Information provided =

____

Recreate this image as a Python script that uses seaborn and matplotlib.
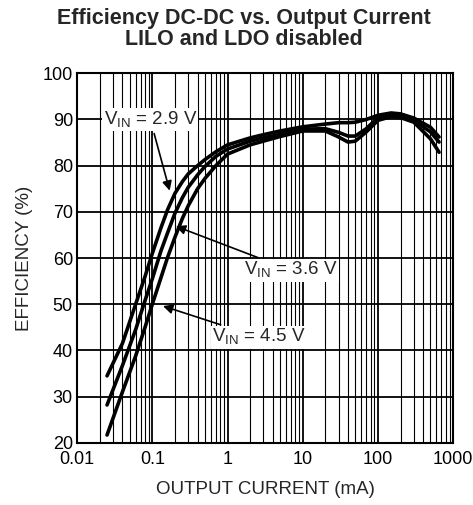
import pandas as pd
import matplotlib.pyplot as plt
import matplotlib.ticker as mticker
import seaborn as sns

# values
current_ma = [0.025, 0.04, 0.06, 0.08, 0.1, 0.13, 0.16, 0.2, 0.25, 0.3, 0.4, 0.5, 0.7,
              1, 2, 3, 5, 10, 20, 30, 40, 50, 70, 100, 150, 200, 300, 500, 650]
eff_29 = [34.5, 41.5, 50.0, 56.0, 61.0, 66.5, 70.5, 74.0, 76.5, 78.2, 80.0, 81.3, 83.0,
          84.5, 86.0, 86.7, 87.5, 88.4, 89.0, 89.3, 89.3, 89.4, 90.0, 90.9, 91.4, 91.2,
          90.3, 88.3, 86.2]
eff_36 = [28.2, 36.7, 44.5, 50.8, 55.5, 61.5, 65.5, 69.7, 73.0, 75.3, 78.0, 79.8, 82.0,
          83.6, 85.3, 86.0, 86.8, 87.9, 88.0, 87.2, 86.4, 86.4, 88.0, 90.4, 91.0, 90.8,
          89.8, 87.3, 85.1]
eff_45 = [21.7, 31.0, 38.8, 45.0, 50.0, 55.7, 60.2, 64.5, 68.5, 71.3, 75.0, 77.2, 80.0,
          82.5, 84.5, 85.3, 86.3, 87.5, 87.5, 86.2, 85.1, 85.3, 87.3, 89.8, 90.6, 90.4,
          89.4, 85.8, 82.9]

df = pd.concat([
    pd.DataFrame({"current": current_ma, "eff": eff_29, "vin": "2.9 V"}),
    pd.DataFrame({"current": current_ma, "eff": eff_36, "vin": "3.6 V"}),
    pd.DataFrame({"current": current_ma, "eff": eff_45, "vin": "4.5 V"}),
])

sns.set_style("white")
plt.rcParams['font.family'] = ['Liberation Sans', 'DejaVu Sans']

fig = plt.figure(figsize=(4.73, 5.05), dpi=100)
ax = fig.add_axes([0.163, 0.123, 0.795, 0.732])

sns.lineplot(data=df, x="current", y="eff", hue="vin", palette=["black"] * 3,
             linewidth=2.6, legend=False, ax=ax, sort=False)

ax.set_xscale("log")
ax.set_xlim(0.01, 1000)
ax.set_ylim(20, 100)
ax.set_yticks(range(20, 101, 10))
ax.xaxis.set_major_locator(mticker.LogLocator(base=10))
ax.xaxis.set_minor_locator(mticker.LogLocator(base=10, subs=range(2, 10)))
ax.xaxis.set_major_formatter(mticker.FuncFormatter(lambda v, p: f"{v:g}"))
ax.xaxis.set_minor_formatter(mticker.NullFormatter())

ax.grid(which="major", color="black", linewidth=1.3)
ax.grid(which="minor", axis="x", color="black", linewidth=0.8)
for s in ax.spines.values():
    s.set_color("black")
    s.set_linewidth(1.5)
ax.tick_params(which="both", length=0, labelsize=13, colors="black")
ax.tick_params(axis="x", pad=6)
ax.tick_params(axis="y", pad=3)

ax.set_xlabel("OUTPUT CURRENT (mA)", fontsize=13.5, labelpad=9)
ax.set_ylabel("EFFICIENCY (%)", fontsize=13.5, labelpad=7)
fig.suptitle("Efficiency DC-DC vs. Output Current\nLILO and LDO disabled",
             fontsize=15.5, fontweight="bold", x=0.515, y=0.985, linespacing=1.0)

box = dict(facecolor="white", edgecolor="none", pad=1)
arrow = dict(arrowstyle="-|>", color="black", lw=1.2, mutation_scale=14)
ax.annotate("V$_{\\mathregular{IN}}$ = 2.9 V", xy=(0.174, 74), xytext=(0.094, 90),
            fontsize=13.5, ha="center", va="center", bbox=box, arrowprops=arrow)
ax.annotate("V$_{\\mathregular{IN}}$ = 3.6 V", xy=(0.19, 67.1), xytext=(6.9, 57.4),
            fontsize=13.5, ha="center", va="center", bbox=box, arrowprops=arrow)
ax.annotate("V$_{\\mathregular{IN}}$ = 4.5 V", xy=(0.128, 49.8), xytext=(2.59, 42.9),
            fontsize=13.5, ha="center", va="center", bbox=box, arrowprops=arrow)

plt.savefig("out.png", dpi=100)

____

Task goal = Leave the pictures out, and print every line of the listing exactly as written.

Response =
Recreate this image as a Python script that uses seaborn and matplotlib.
import pandas as pd
import matplotlib.pyplot as plt
import matplotlib.ticker as mticker
import seaborn as sns

# values
current_ma = [0.025, 0.04, 0.06, 0.08, 0.1, 0.13, 0.16, 0.2, 0.25, 0.3, 0.4, 0.5, 0.7,
              1, 2, 3, 5, 10, 20, 30, 40, 50, 70, 100, 150, 200, 300, 500, 650]
eff_29 = [34.5, 41.5, 50.0, 56.0, 61.0, 66.5, 70.5, 74.0, 76.5, 78.2, 80.0, 81.3, 83.0,
          84.5, 86.0, 86.7, 87.5, 88.4, 89.0, 89.3, 89.3, 89.4, 90.0, 90.9, 91.4, 91.2,
          90.3, 88.3, 86.2]
eff_36 = [28.2, 36.7, 44.5, 50.8, 55.5, 61.5, 65.5, 69.7, 73.0, 75.3, 78.0, 79.8, 82.0,
          83.6, 85.3, 86.0, 86.8, 87.9, 88.0, 87.2, 86.4, 86.4, 88.0, 90.4, 91.0, 90.8,
          89.8, 87.3, 85.1]
eff_45 = [21.7, 31.0, 38.8, 45.0, 50.0, 55.7, 60.2, 64.5, 68.5, 71.3, 75.0, 77.2, 80.0,
          82.5, 84.5, 85.3, 86.3, 87.5, 87.5, 86.2, 85.1, 85.3, 87.3, 89.8, 90.6, 90.4,
          89.4, 85.8, 82.9]

df = pd.concat([
    pd.DataFrame({"current": current_ma, "eff": eff_29, "vin": "2.9 V"}),
    pd.DataFrame({"current": current_ma, "eff": eff_36, "vin": "3.6 V"}),
    pd.DataFrame({"current": current_ma, "eff": eff_45, "vin": "4.5 V"}),
])

sns.set_style("white")
plt.rcParams['font.family'] = ['Liberation Sans', 'DejaVu Sans']

fig = plt.figure(figsize=(4.73, 5.05), dpi=100)
ax = fig.add_axes([0.163, 0.123, 0.795, 0.732])

sns.lineplot(data=df, x="current", y="eff", hue="vin", palette=["black"] * 3,
             linewidth=2.6, legend=False, ax=ax, sort=False)

ax.set_xscale("log")
ax.set_xlim(0.01, 1000)
ax.set_ylim(20, 100)
ax.set_yticks(range(20, 101, 10))
ax.xaxis.set_major_locator(mticker.LogLocator(base=10))
ax.xaxis.set_minor_locator(mticker.LogLocator(base=10, subs=range(2, 10)))
ax.xaxis.set_major_formatter(mticker.FuncFormatter(lambda v, p: f"{v:g}"))
ax.xaxis.set_minor_formatter(mticker.NullFormatter())

ax.grid(which="major", color="black", linewidth=1.3)
ax.grid(which="minor", axis="x", color="black", linewidth=0.8)
for s in ax.spines.values():
    s.set_color("black")
    s.set_linewidth(1.5)
ax.tick_params(which="both", length=0, labelsize=13, colors="black")
ax.tick_params(axis="x", pad=6)
ax.tick_params(axis="y", pad=3)

ax.set_xlabel("OUTPUT CURRENT (mA)", fontsize=13.5, labelpad=9)
ax.set_ylabel("EFFICIENCY (%)", fontsize=13.5, labelpad=7)
fig.suptitle("Efficiency DC-DC vs. Output Current\nLILO and LDO disabled",
             fontsize=15.5, fontweight="bold", x=0.515, y=0.985, linespacing=1.0)

box = dict(facecolor="white", edgecolor="none", pad=1)
arrow = dict(arrowstyle="-|>", color="black", lw=1.2, mutation_scale=14)
ax.annotate("V$_{\\mathregular{IN}}$ = 2.9 V", xy=(0.174, 74), xytext=(0.094, 90),
            fontsize=13.5, ha="center", va="center", bbox=box, arrowprops=arrow)
ax.annotate("V$_{\\mathregular{IN}}$ = 3.6 V", xy=(0.19, 67.1), xytext=(6.9, 57.4),
            fontsize=13.5, ha="center", va="center", bbox=box, arrowprops=arrow)
ax.annotate("V$_{\\mathregular{IN}}$ = 4.5 V", xy=(0.128, 49.8), xytext=(2.59, 42.9),
            fontsize=13.5, ha="center", va="center", bbox=box, arrowprops=arrow)

plt.savefig("out.png", dpi=100)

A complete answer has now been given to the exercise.